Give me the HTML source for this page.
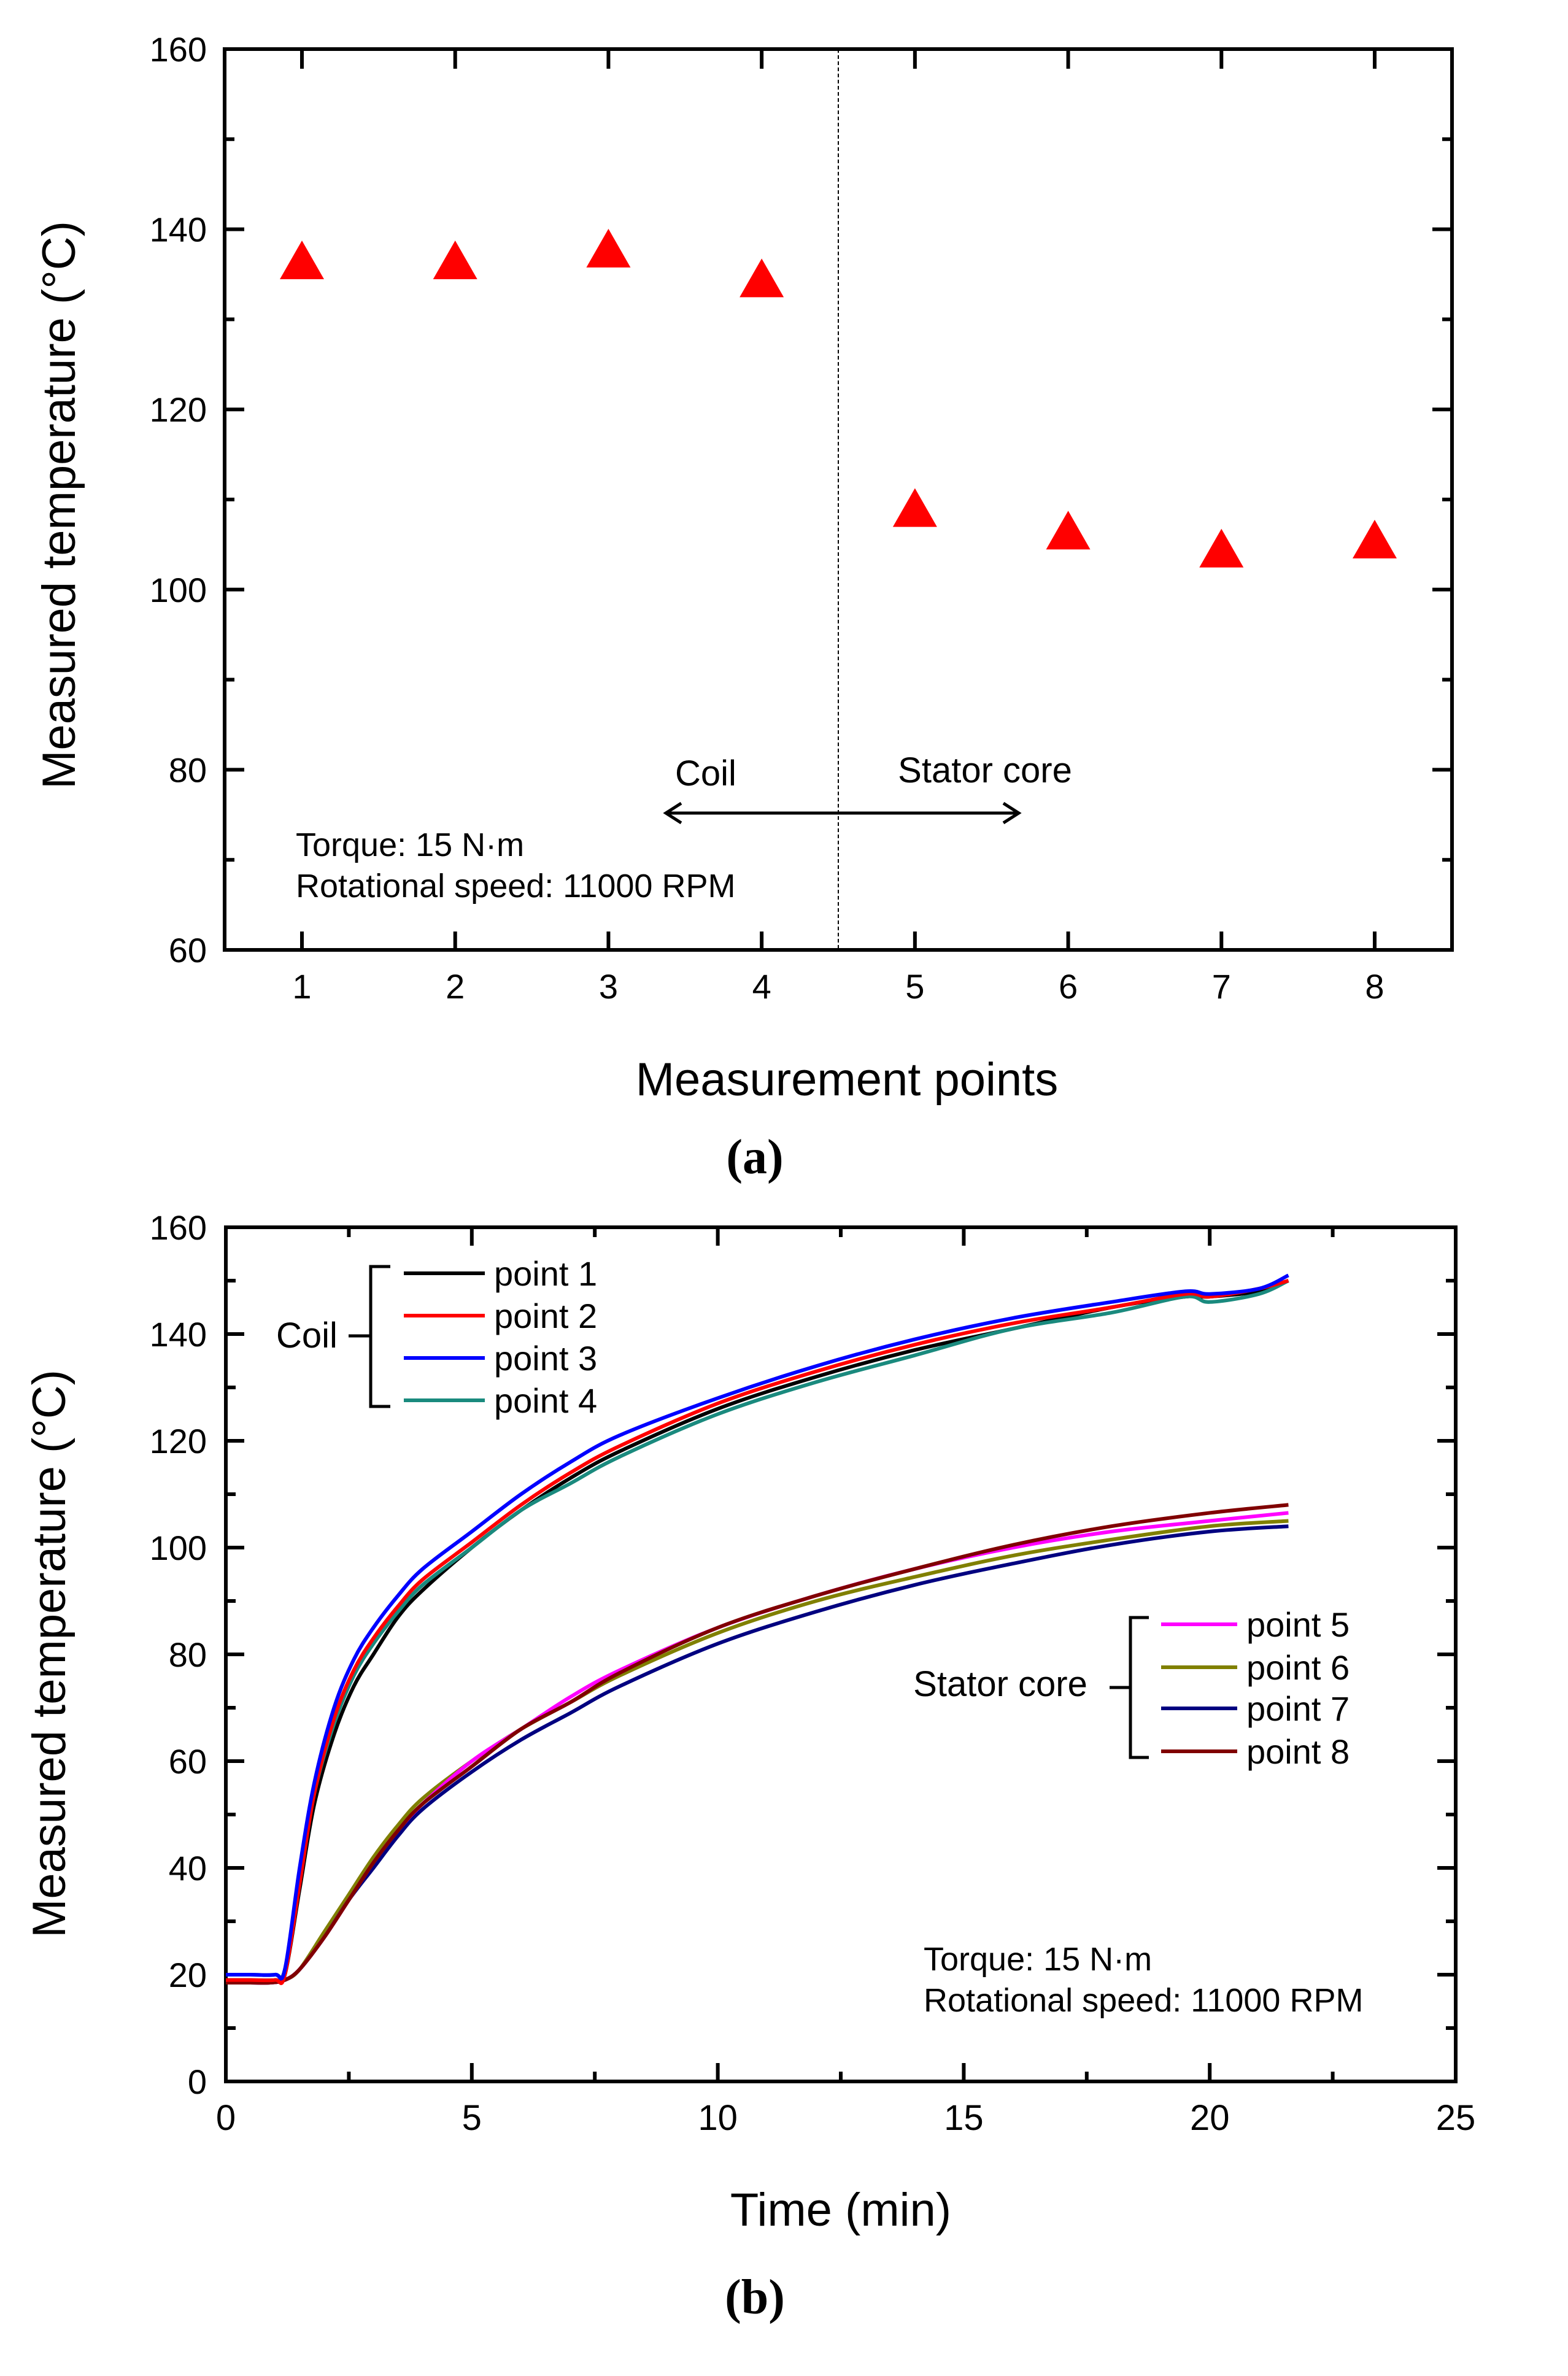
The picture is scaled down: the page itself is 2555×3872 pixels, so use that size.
<!DOCTYPE html>
<html><head><meta charset="utf-8"><style>
html,body{margin:0;padding:0;background:#fff;}
svg{display:block;}
text{font-family:"Liberation Sans",sans-serif;fill:#000;}
</style></head><body>
<svg id="svg" width="2555" height="3872" viewBox="0 0 2555 3872" xmlns="http://www.w3.org/2000/svg">
<g id="pa"></g>
<g id="pb"></g>
</svg>
<script>
// ---- Chart (a) data ----
const aPoints = [1,2,3,4,5,6,7,8];
const aTemps = [136.5,136.5,137.8,134.5,109,106.5,104.5,105.5];
const aYTicks = [60,80,100,120,140,160];
const aXTicks = [1,2,3,4,5,6,7,8];
// ---- Chart (b) data ----
const coilTime = [0,0.5,1,1.2,1.5,1.8,2.2,2.6,3,3.5,4,5,6,7,8,10,12,14,16,18,19.5,20,21,21.6];
const point1 = [19,19,19,20,36,52,65,74,80,87,92,100,107,113,118,126,132,137,141,145,147,147,148,150];
const point2 = [19,19,19,20,37,54,68,77,83,89,94,101,108,114,119,127,133,138,142,145,147.5,147,148.5,150];
const point3 = [20,20,20,21,40,56,70,79,85,91,96,103,110,116,121,128,134,139,143,146,148,147.5,148.5,151];
const point4 = [20,20,20,21,38,54,67,76,82,88,93,100,107,112,117,125,131,136,141,144,147,146,147.5,150];
const coreTime = [0,0.5,0.9,1.2,1.5,2,2.5,3,3.5,4,5,6,7,8,10,12,14,16,18,20,21.6];
const point5 = [18.5,18.5,18.5,19,21,27,34,41,47,52,60,66,72,77,85,91,96,100,103,105,106.5];
const point6 = [18.5,18.5,18.5,19,21,28,35,42,48,53,60,66,71,76,84,90,94.5,98.5,101.5,104,105];
const point7 = [18.5,18.5,18.5,19,21,27,34,40,46,51,58,64,69,74,82,88,93,97,100.5,103,104];
const point8 = [18.5,18.5,18.5,19,21,27,34,41,47,52,59,66,71,76.5,85,91,96,100.5,104,106.5,108];
const bYTicks = [0,20,40,60,80,100,120,140,160];
const bXTicks = [0,5,10,15,20,25];

const NS="http://www.w3.org/2000/svg";
function mk(parent,tag,attrs,txt){const e=document.createElementNS(NS,tag);for(const k in attrs)e.setAttribute(k,attrs[k]);if(txt!==undefined)e.textContent=txt;parent.appendChild(e);return e;}

// ===== Chart A =====
const A=document.getElementById('pa');
const aL=366,aR=2366,aT=80,aB=1548;
const ax=v=>492+(v-1)*(2240-492)/7;
const ay=v=>aB-(v-60)*(aB-aT)/100;
let e;
e=mk(A,'rect',{x:aL,y:aT,width:aR-aL,height:aB-aT,fill:'none',stroke:'#000','stroke-width':6});


for(let v=60;v<=160;v+=10){const major=v%20===0;const len=major?32:16;
 mk(A,'line',{x1:aL,x2:aL+len,y1:ay(v),y2:ay(v),stroke:'#000','stroke-width':6});
 mk(A,'line',{x1:aR,x2:aR-len,y1:ay(v),y2:ay(v),stroke:'#000','stroke-width':6});}
aYTicks.forEach(v=>{e=mk(A,'text',{x:337,y:ay(v)+20,'font-size':56,'text-anchor':'end'},String(v));
 
 });
aXTicks.forEach(v=>{mk(A,'line',{x1:ax(v),x2:ax(v),y1:aB,y2:aB-30,stroke:'#000','stroke-width':6});
 mk(A,'line',{x1:ax(v),x2:ax(v),y1:aT,y2:aT+32,stroke:'#000','stroke-width':6});
 e=mk(A,'text',{x:ax(v),y:1627,'font-size':56,'text-anchor':'middle'},String(v));
 
 });
e=mk(A,'line',{x1:ax(4.5),x2:ax(4.5),y1:aT,y2:aB,stroke:'#000','stroke-width':2,'stroke-dasharray':'6,4'});


aTemps.forEach((t,i)=>{const cx=ax(aPoints[i]),cy=ay(t);
 e=mk(A,'polygon',{points:`${cx},${cy-33} ${cx-36},${cy+30} ${cx+36},${cy+30}`,fill:'#ff0000'});
 
 });
// arrow
e=mk(A,'g',{});


mk(e,'line',{x1:1085,x2:1660,y1:1325,y2:1325,stroke:'#000','stroke-width':5});
mk(e,'polyline',{points:'1110,1309 1085,1325 1110,1341',fill:'none',stroke:'#000','stroke-width':5});
mk(e,'polyline',{points:'1635,1309 1660,1325 1635,1341',fill:'none',stroke:'#000','stroke-width':5});
e=mk(A,'text',{x:1150,y:1280,'font-size':58,'text-anchor':'middle'},'Coil');


e=mk(A,'text',{x:1605,y:1275,'font-size':58,'text-anchor':'middle'},'Stator core');


e=mk(A,'text',{x:482,y:1395,'font-size':54},'Torque: 15 N·m');


e=mk(A,'text',{x:482,y:1462,'font-size':54},'Rotational speed:  11000  RPM');


e=mk(A,'text',{x:1380,y:1785,'font-size':76,'text-anchor':'middle'},'Measurement points');


e=mk(A,'text',{x:0,y:0,'font-size':76,'text-anchor':'middle',transform:'translate(122,823) rotate(-90)'},'Measured temperature (°C)');


e=mk(A,'text',{x:1230,y:1912,'font-size':80,'font-weight':'bold','text-anchor':'middle',style:'font-family:"Liberation Serif",serif'},'(a)');



// ===== Chart B =====
const B=document.getElementById('pb');
const bL=368,bR=2372,bT=2000,bB=3392;
const bx=v=>bL+v*(bR-bL)/25;
const by=v=>bB-v*(bB-bT)/160;
e=mk(B,'rect',{x:bL,y:bT,width:bR-bL,height:bB-bT,fill:'none',stroke:'#000','stroke-width':6});


for(let v=0;v<=160;v+=10){const major=v%20===0;const len=major?30:16;
 mk(B,'line',{x1:bL,x2:bL+len,y1:by(v),y2:by(v),stroke:'#000','stroke-width':6});
 mk(B,'line',{x1:bR,x2:bR-len,y1:by(v),y2:by(v),stroke:'#000','stroke-width':6});}
for(let v=0;v<=25;v+=2.5){const major=v%5===0;const len=major?30:16;
 mk(B,'line',{x1:bx(v),x2:bx(v),y1:bB,y2:bB-len,stroke:'#000','stroke-width':6});
 mk(B,'line',{x1:bx(v),x2:bx(v),y1:bT,y2:bT+len,stroke:'#000','stroke-width':6});}
bYTicks.forEach(v=>{e=mk(B,'text',{x:337,y:by(v)+20,'font-size':56,'text-anchor':'end'},String(v));
 
 });
bXTicks.forEach(v=>{e=mk(B,'text',{x:bx(v),y:3471,'font-size':58,'text-anchor':'middle'},String(v));
 
 });
function curve(ts,vs,color,name){
 const pts=ts.map((t,i)=>[bx(t),by(vs[i])]);
 let d='M'+pts[0][0]+','+pts[0][1];
 for(let i=0;i<pts.length-1;i++){const p0=pts[Math.max(0,i-1)],p1=pts[i],p2=pts[i+1],p3=pts[Math.min(pts.length-1,i+2)];
  const c1=[p1[0]+(p2[0]-p0[0])/6,p1[1]+(p2[1]-p0[1])/6],c2=[p2[0]-(p3[0]-p1[0])/6,p2[1]-(p3[1]-p1[1])/6];
  d+=` C${c1[0]},${c1[1]} ${c2[0]},${c2[1]} ${p2[0]},${p2[1]}`;}
 const el=mk(B,'path',{d:d,fill:'none',stroke:color,'stroke-width':6,'stroke-linejoin':'round'});
 
 
}
curve(coreTime,point6,'#808000','series-point-6');
curve(coreTime,point7,'#000080','series-point-7');
curve(coreTime,point5,'#ff00ff','series-point-5');
curve(coreTime,point8,'#800000','series-point-8');
curve(coilTime,point1,'#000000','series-point-1');
curve(coilTime,point4,'#1a8a7e','series-point-4');
curve(coilTime,point2,'#ff0000','series-point-2');
curve(coilTime,point3,'#0000ff','series-point-3');
// legends
function legend(x1,x2,tx,ys,colors,labels,group){
 ys.forEach((y,i)=>{const g=mk(B,'g',{});
  
  
  mk(g,'line',{x1:x1,x2:x2,y1:y,y2:y,stroke:colors[i],'stroke-width':6});
  mk(g,'text',{x:tx,y:y+20,'font-size':56},labels[i]);});
}
legend(658,790,805,[2075,2144,2213,2282],['#000','#ff0000','#0000ff','#1a8a7e'],['point 1','point 2','point 3','point 4'],'coil');
e=mk(B,'path',{d:'M636,2064 L604,2064 L604,2292 L636,2292 M604,2177 L568,2177',fill:'none',stroke:'#000','stroke-width':5});


e=mk(B,'text',{x:500,y:2196,'font-size':58,'text-anchor':'middle'},'Coil');


legend(1892,2016,2031,[2647,2717,2784,2854],['#ff00ff','#808000','#000080','#800000'],['point 5','point 6','point 7','point 8'],'core');
e=mk(B,'path',{d:'M1872,2636 L1842,2636 L1842,2864 L1872,2864 M1842,2750 L1808,2750',fill:'none',stroke:'#000','stroke-width':5});


e=mk(B,'text',{x:1630,y:2764,'font-size':58,'text-anchor':'middle'},'Stator core');


e=mk(B,'text',{x:1505,y:3211,'font-size':54},'Torque: 15 N·m');


e=mk(B,'text',{x:1505,y:3278,'font-size':54},'Rotational speed:  11000  RPM');


e=mk(B,'text',{x:1370,y:3627,'font-size':76,'text-anchor':'middle'},'Time (min)');


e=mk(B,'text',{x:0,y:0,'font-size':76,'text-anchor':'middle',transform:'translate(106,2695) rotate(-90)'},'Measured temperature (°C)');


e=mk(B,'text',{x:1230,y:3770,'font-size':80,'font-weight':'bold','text-anchor':'middle',style:'font-family:"Liberation Serif",serif'},'(b)');


</script>
</body></html>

════════════════════

PROMPT — Quote word for word every line from the one that has "The picture is" through the one that has "e=document.createElementNS(NS,tag);for(const k in".

EXERCISE OUTPUT —
The picture is scaled down: the page itself is 2555×3872 pixels, so use that size.
<!DOCTYPE html>
<html><head><meta charset="utf-8"><style>
html,body{margin:0;padding:0;background:#fff;}
svg{display:block;}
text{font-family:"Liberation Sans",sans-serif;fill:#000;}
</style></head><body>
<svg id="svg" width="2555" height="3872" viewBox="0 0 2555 3872" xmlns="http://www.w3.org/2000/svg">
<g id="pa"></g>
<g id="pb"></g>
</svg>
<script>
// ---- Chart (a) data ----
const aPoints = [1,2,3,4,5,6,7,8];
const aTemps = [136.5,136.5,137.8,134.5,109,106.5,104.5,105.5];
const aYTicks = [60,80,100,120,140,160];
const aXTicks = [1,2,3,4,5,6,7,8];
// ---- Chart (b) data ----
const coilTime = [0,0.5,1,1.2,1.5,1.8,2.2,2.6,3,3.5,4,5,6,7,8,10,12,14,16,18,19.5,20,21,21.6];
const point1 = [19,19,19,20,36,52,65,74,80,87,92,100,107,113,118,126,132,137,141,145,147,147,148,150];
const point2 = [19,19,19,20,37,54,68,77,83,89,94,101,108,114,119,127,133,138,142,145,147.5,147,148.5,150];
const point3 = [20,20,20,21,40,56,70,79,85,91,96,103,110,116,121,128,134,139,143,146,148,147.5,148.5,151];
const point4 = [20,20,20,21,38,54,67,76,82,88,93,100,107,112,117,125,131,136,141,144,147,146,147.5,150];
const coreTime = [0,0.5,0.9,1.2,1.5,2,2.5,3,3.5,4,5,6,7,8,10,12,14,16,18,20,21.6];
const point5 = [18.5,18.5,18.5,19,21,27,34,41,47,52,60,66,72,77,85,91,96,100,103,105,106.5];
const point6 = [18.5,18.5,18.5,19,21,28,35,42,48,53,60,66,71,76,84,90,94.5,98.5,101.5,104,105];
const point7 = [18.5,18.5,18.5,19,21,27,34,40,46,51,58,64,69,74,82,88,93,97,100.5,103,104];
const point8 = [18.5,18.5,18.5,19,21,27,34,41,47,52,59,66,71,76.5,85,91,96,100.5,104,106.5,108];
const bYTicks = [0,20,40,60,80,100,120,140,160];
const bXTicks = [0,5,10,15,20,25];

const NS="http://www.w3.org/2000/svg";
function mk(parent,tag,attrs,txt){const e=document.createElementNS(NS,tag);for(const k in attrs)e.setAttribute(k,attrs[k]);if(txt!==undefined)e.textContent=txt;parent.appendChild(e);return e;}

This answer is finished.